Die „Tony’s Open Chain“ folgt fünf grundlegenden Prinzipien zur Förderung von menschenwürdig hergestellten Kakaobohnen:

  1. Alle Kakaobohnen der „Tony’s Open Chain“ stammen aus 100% rückverfolgbaren Partnerkooperativen aus Ghana und der Côte d’Ivoire. Hierzu wird ein Softwareprogramm namens „Bean Tracker“ genutzt, welches digital die Datenerfassung von der Genossenschaft bis zur Schokoladenproduktion protokolliert und ein Überwachungsinstrument für jeden Schritt in der Lieferkette enthält, mit dem man sehen kann, wo sich die Bohnen zu einem bestimmten Zeitpunkt befinden.
  2. Die Kakaobohnen werden zu einem höheren Preis gekauft, um ein existenzsicherndes Einkommen der Kakaofarmer*innen zu gewährleisten.
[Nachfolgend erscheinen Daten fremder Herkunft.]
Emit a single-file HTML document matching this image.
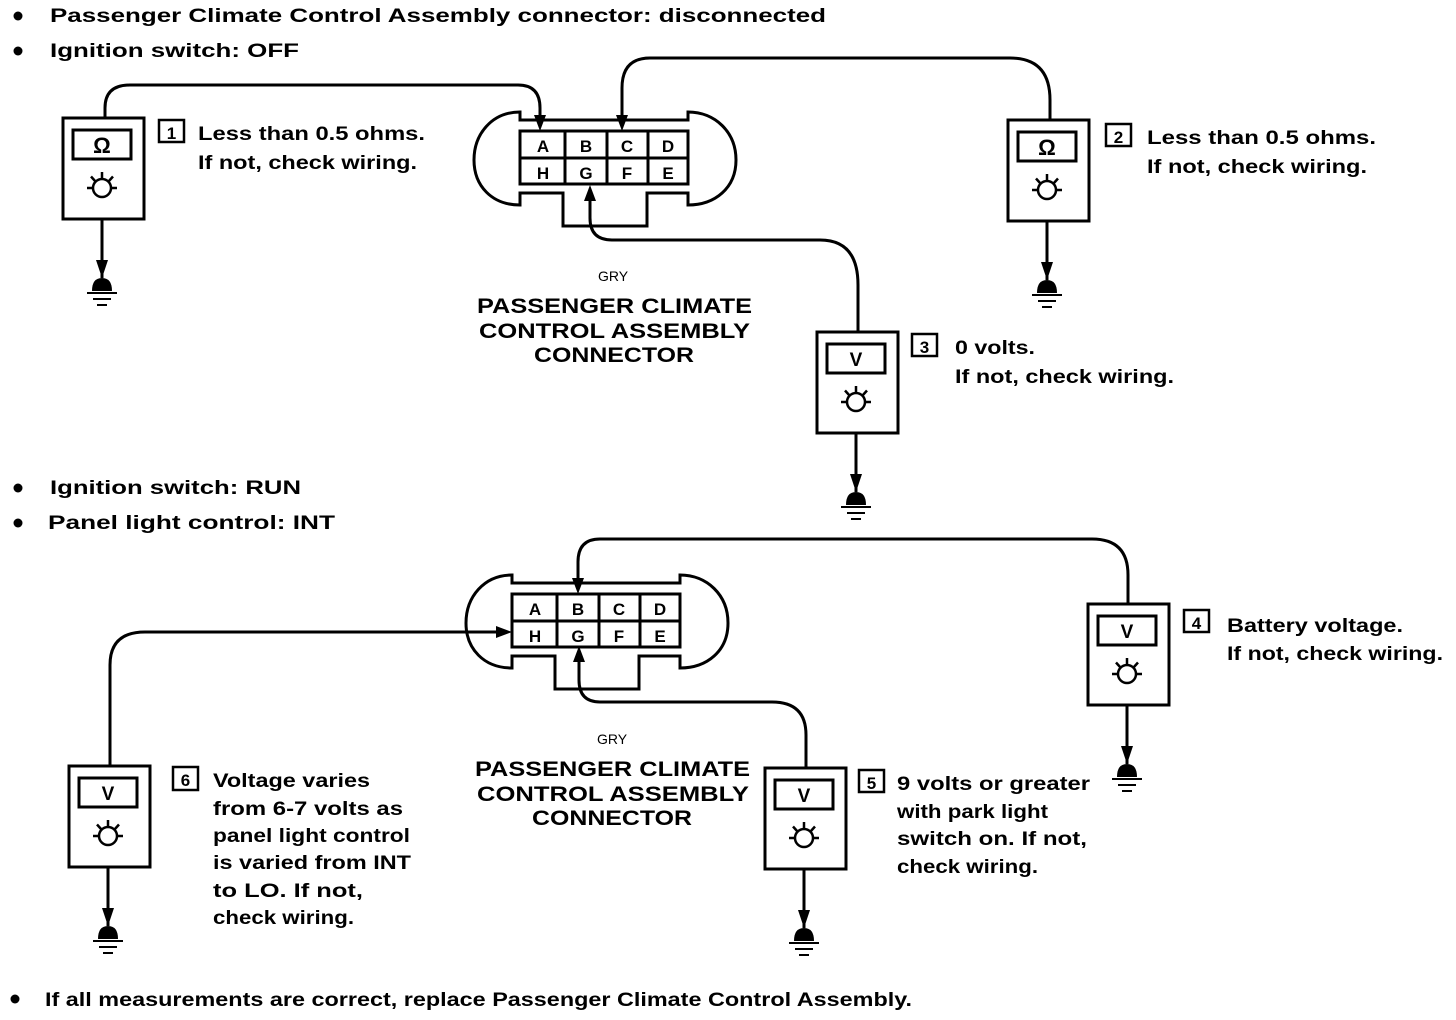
<!DOCTYPE html>
<html><head><meta charset="utf-8"><style>
html,body{margin:0;padding:0;background:#fff;}
svg{display:block;}
text{font-family:"Liberation Sans",sans-serif;font-weight:bold;fill:#000;}
</style></head><body>
<svg width="1456" height="1020" viewBox="0 0 1456 1020" xmlns="http://www.w3.org/2000/svg">
<defs>
<g id="meterbase">
  <rect x="0" y="0" width="81" height="101" fill="#fff" stroke="#000" stroke-width="3"/>
  <rect x="10" y="12" width="58" height="29" fill="none" stroke="#000" stroke-width="3"/>
  <circle cx="39" cy="70" r="9" fill="none" stroke="#000" stroke-width="2.5"/>
  <path d="M24 70H30M48 70H54M39 61V54M32.5 63.5L28 58.5M45.5 63.5L50 58.5" stroke="#000" stroke-width="2.5" fill="none"/>
  <path d="M39 101V160" stroke="#000" stroke-width="3"/>
  <path d="M33 142L45 142L39 160Z" fill="#000"/>
  <path d="M29 173 Q29 160 39 160 Q49 160 49 173Z" fill="#000"/>
  <path d="M24 175H54M30 181H48M34 187H44" stroke="#000" stroke-width="2"/>
</g>
<g id="conn">
  <rect x="520" y="131" width="168" height="53" fill="none" stroke="#000" stroke-width="3"/>
  <path d="M565 131V184M607 131V184M648 131V184M520 158H688" stroke="#000" stroke-width="3"/>
  <path d="M520 112V120H688V112 C715 112 736 132 736 160 C736 188 715 205 688 205 V193H647V226H563V193H520V205 C492 205 474 186 474 160 C474 134 492 112 520 112Z" fill="none" stroke="#000" stroke-width="3"/>
  <g font-size="17" text-anchor="middle">
    <text x="543" y="152">A</text><text x="586" y="152">B</text><text x="627" y="152">C</text><text x="668" y="152">D</text>
    <text x="543" y="179">H</text><text x="586" y="179">G</text><text x="627" y="179">F</text><text x="668" y="179">E</text>
  </g>
</g>
</defs>

<circle cx="18" cy="16" r="4.5" fill="#000"/>
<circle cx="18" cy="51" r="4.5" fill="#000"/>
<text x="50" y="22" font-size="19" textLength="776" lengthAdjust="spacingAndGlyphs">Passenger Climate Control Assembly connector: disconnected</text>
<text x="50" y="57" font-size="19" textLength="249" lengthAdjust="spacingAndGlyphs">Ignition switch: OFF</text>

<use href="#conn"/>
<text x="613" y="281" font-size="14" text-anchor="middle" style="font-weight:normal">GRY</text>
<text x="477" y="313" font-size="21" textLength="275" lengthAdjust="spacingAndGlyphs">PASSENGER CLIMATE</text>
<text x="479" y="338" font-size="21" textLength="271" lengthAdjust="spacingAndGlyphs">CONTROL ASSEMBLY</text>
<text x="534" y="362" font-size="21" textLength="160" lengthAdjust="spacingAndGlyphs">CONNECTOR</text>

<g fill="none" stroke="#000" stroke-width="3">
  <path d="M105 118V108 Q105 85 130 85H518 Q540 85 540 108V125"/>
  <path d="M1050 119V100 Q1050 58 1010 58H650 Q622 58 622 88V125"/>
  <path d="M858 332V285 Q858 240 820 240H612 Q590 240 590 218V190"/>
</g>
<path d="M534 115L546 115L540 131Z" fill="#000"/>
<path d="M616 115L628 115L622 131Z" fill="#000"/>
<path d="M584 201L596 201L590 185Z" fill="#000"/>

<g transform="translate(63,118)"><use href="#meterbase"/><text x="39" y="35" font-size="22" text-anchor="middle">Ω</text></g>
<g transform="translate(1008,120)"><use href="#meterbase"/><text x="39" y="35" font-size="22" text-anchor="middle">Ω</text></g>
<g transform="translate(817,332)"><use href="#meterbase"/><text x="39" y="34" font-size="19" text-anchor="middle">V</text></g>

<g font-size="19">
<rect x="159" y="120" width="25" height="22" fill="none" stroke="#000" stroke-width="2.5"/><text x="171.5" y="139" text-anchor="middle" font-size="17">1</text>
<text x="198" y="140" textLength="227" lengthAdjust="spacingAndGlyphs">Less than 0.5 ohms.</text>
<text x="198" y="169" textLength="219" lengthAdjust="spacingAndGlyphs">If not, check wiring.</text>
<rect x="1106" y="124" width="25" height="22" fill="none" stroke="#000" stroke-width="2.5"/><text x="1118.5" y="143" text-anchor="middle" font-size="17">2</text>
<text x="1147" y="144" textLength="229" lengthAdjust="spacingAndGlyphs">Less than 0.5 ohms.</text>
<text x="1147" y="173" textLength="220" lengthAdjust="spacingAndGlyphs">If not, check wiring.</text>
<rect x="912" y="334" width="25" height="22" fill="none" stroke="#000" stroke-width="2.5"/><text x="924.5" y="353" text-anchor="middle" font-size="17">3</text>
<text x="955" y="354" textLength="80" lengthAdjust="spacingAndGlyphs">0 volts.</text>
<text x="955" y="383" textLength="219" lengthAdjust="spacingAndGlyphs">If not, check wiring.</text>
</g>

<circle cx="18" cy="488" r="4.5" fill="#000"/>
<circle cx="18" cy="523" r="4.5" fill="#000"/>
<text x="50" y="494" font-size="19" textLength="251" lengthAdjust="spacingAndGlyphs">Ignition switch: RUN</text>
<text x="48" y="529" font-size="19" textLength="287" lengthAdjust="spacingAndGlyphs">Panel light control: INT</text>

<g transform="translate(-8,463)"><use href="#conn"/></g>
<text x="612" y="744" font-size="14" text-anchor="middle" style="font-weight:normal">GRY</text>
<text x="475" y="776" font-size="21" textLength="275" lengthAdjust="spacingAndGlyphs">PASSENGER CLIMATE</text>
<text x="477" y="801" font-size="21" textLength="272" lengthAdjust="spacingAndGlyphs">CONTROL ASSEMBLY</text>
<text x="532" y="825" font-size="21" textLength="160" lengthAdjust="spacingAndGlyphs">CONNECTOR</text>

<g fill="none" stroke="#000" stroke-width="3">
  <path d="M1128 604V575 Q1128 539 1092 539H600 Q578 539 578 562V580"/>
  <path d="M806 768V735 Q806 702 772 702H600 Q579 702 579 680V655"/>
  <path d="M110 766V665 Q110 632 145 632H500"/>
</g>
<path d="M572 578L584 578L578 594Z" fill="#000"/>
<path d="M573 662L585 662L579 646Z" fill="#000"/>
<path d="M496 626L496 638L512 632Z" fill="#000"/>

<g transform="translate(1088,604)"><use href="#meterbase"/><text x="39" y="34" font-size="19" text-anchor="middle">V</text></g>
<g transform="translate(765,768)"><use href="#meterbase"/><text x="39" y="34" font-size="19" text-anchor="middle">V</text></g>
<g transform="translate(69,766)"><use href="#meterbase"/><text x="39" y="34" font-size="19" text-anchor="middle">V</text></g>

<g font-size="19">
<rect x="1184" y="610" width="25" height="22" fill="none" stroke="#000" stroke-width="2.5"/><text x="1196.5" y="629" text-anchor="middle" font-size="17">4</text>
<text x="1227" y="632" textLength="176" lengthAdjust="spacingAndGlyphs">Battery voltage.</text>
<text x="1227" y="660" textLength="216" lengthAdjust="spacingAndGlyphs">If not, check wiring.</text>
<rect x="859" y="770" width="25" height="22" fill="none" stroke="#000" stroke-width="2.5"/><text x="871.5" y="789" text-anchor="middle" font-size="17">5</text>
<text x="897" y="790" textLength="193" lengthAdjust="spacingAndGlyphs">9 volts or greater</text>
<text x="897" y="818" textLength="151" lengthAdjust="spacingAndGlyphs">with park light</text>
<text x="897" y="845" textLength="190" lengthAdjust="spacingAndGlyphs">switch on. If not,</text>
<text x="897" y="873" textLength="141" lengthAdjust="spacingAndGlyphs">check wiring.</text>
<rect x="173" y="767" width="25" height="23" fill="none" stroke="#000" stroke-width="2.5"/><text x="185.5" y="786" text-anchor="middle" font-size="17">6</text>
<text x="213" y="787" textLength="157" lengthAdjust="spacingAndGlyphs">Voltage varies</text>
<text x="213" y="815" textLength="190" lengthAdjust="spacingAndGlyphs">from 6-7 volts as</text>
<text x="213" y="842" textLength="197" lengthAdjust="spacingAndGlyphs">panel light control</text>
<text x="213" y="869" textLength="198" lengthAdjust="spacingAndGlyphs">is varied from INT</text>
<text x="213" y="897" textLength="150" lengthAdjust="spacingAndGlyphs">to LO. If not,</text>
<text x="213" y="924" textLength="141" lengthAdjust="spacingAndGlyphs">check wiring.</text>
</g>

<circle cx="15" cy="999" r="4.5" fill="#000"/>
<text x="45" y="1006" font-size="19" textLength="867" lengthAdjust="spacingAndGlyphs">If all measurements are correct, replace Passenger Climate Control Assembly.</text>
</svg>
</body></html>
In der Berechnung wird beispielsweise berücksichtigt, wie viele Personen vom erzielten Einkommen leben müssen, wie hoch die Lebenshaltungskosten in der jeweiligen Region durchschnittlich sind (einschließlich Ansparungen) und wieviel Geld für das Bewirtschaften der Felder notwendig ist. Mit einer Prämie wird die Lücke zwischen dem "Farmgate"-Preis für Kakao (der von den lokalen Behörden festgelegte Standardankaufspreis) und dem errechneten existenzsichernden Einkommen ausgeglichen.  
  3. Durch die „Tony’s Open Chain“ werden Kooperativen gestärkt, durch die Kakaoproduzent*innen ihre Interessen besser vertreten und Effizienzgewinne erzielen können. Die Kooperativen werden durch gezielten Kapazitätenaufbau gestärkt.
  4. Durch die langfristige Abnahmegarantien mit den Unternehmen der „Tony’s Open Chain“ gewinnen die Kakaofarmer*innen an struktureller Sicherheit. „Tony’s Open Chain“ schließt mit den Kakaofarmer*innen Verträge über mindestens fünf Jahre ab, welcher jedoch nur einseitig gilt. Das bedeutet, dass die Kakaofarmer*innen die Verträge auch kurzfristiger kündigen können, falls sie ein besseres Angebot erhalten.
  5. „Tony’s Open Chain“ unterstützt zudem ihre Partnerfarmer*innen durch das Vermitteln von Wissen zu Produktivitätssteigerungen im Anbau der Kakaobohnen. Dadurch können die Kakaofarmen mehr und hochwertigere Bohnen produzieren und so ihr Einkommen weiter steigern.

Die Schoko Winterscheidt GmbH hat sich für eine Kombination der beiden Initiativen entschlossen, um so ihre jeweiligen Vorteile nutzen zu können: Das Fairtrade Rohstoff- bzw. Produktsiegel sorgt für grundsätzlich fair gehandelten Kakao und weitere Zutaten in den JOKOLADE Produkten, während die „Tony’s Open Chain“ mit explizitem Fokus auf den Rohstoff Kakao neben einem höheren Lohn und verbesserter Produktivität für die Kakaofarmer*innen auch die Rückverfolgbarkeit der Kakaobohnen erhöht und insbesondere auch auf die langfristige Stärkung von Kooperativen setzt.

Ergebnisse

Seit dem Start des Verkaufs von JOKOLADE wurden alle Tafeln mit Fairtrade-zertifiziertem Kakao aus der „Tony’s Open Chain“ hergestellt. Insgesamt wurden von der „Tony’s Open Chain“ bereits 8921 Kakaofarmen erreicht – ein Teil hiervon auch durch die Produktion von der JOKOLADE. Die „Tony’s Open Chain“ hat beispielsweise festgestellt, dass sich in Ghana die Wohnsituation verbessert hat, da die Kakaofarmer*innen einen Teil der Prämie in den Ausbau ihrer Häuser investieren. Bei Kapatchiva, einer der ivorischen Partnerkooperativen, wurden zusätzliche Wasserbrunnen gebaut, so dass der Zugang zu Trinkwasser deutlich verbessert wurde. Im Zusammenhang mit der ghanaische Kooperative Abocfa konnte ein signifikanter Rückgang der in Armut lebenden Kakaobauern und -bäuerinnen verzeichnet werden. Waren es 2019 noch 28,4%, so sank dieser Wert in 2021 auf 16,3%. 

Die Schoko Winterscheidt GmbH unterstützt durch die Zusammenarbeit mit der „Tony’s Open Chain“ diese Entwicklung und Wirkung. Auch in Zukunft will das Start-Up mehr an den Themen Entwicklungszusammenarbeit weiterarbeiten. Ein Ziel ist die Förderung und Umsetzung von Projekten, die strukturelle Armutsursachen in der Kakaoerzeugung adressieren. Dies trägt noch mehr zur Bekämpfung von moderner Sklavenarbeit und illegaler Kinderarbeit bei.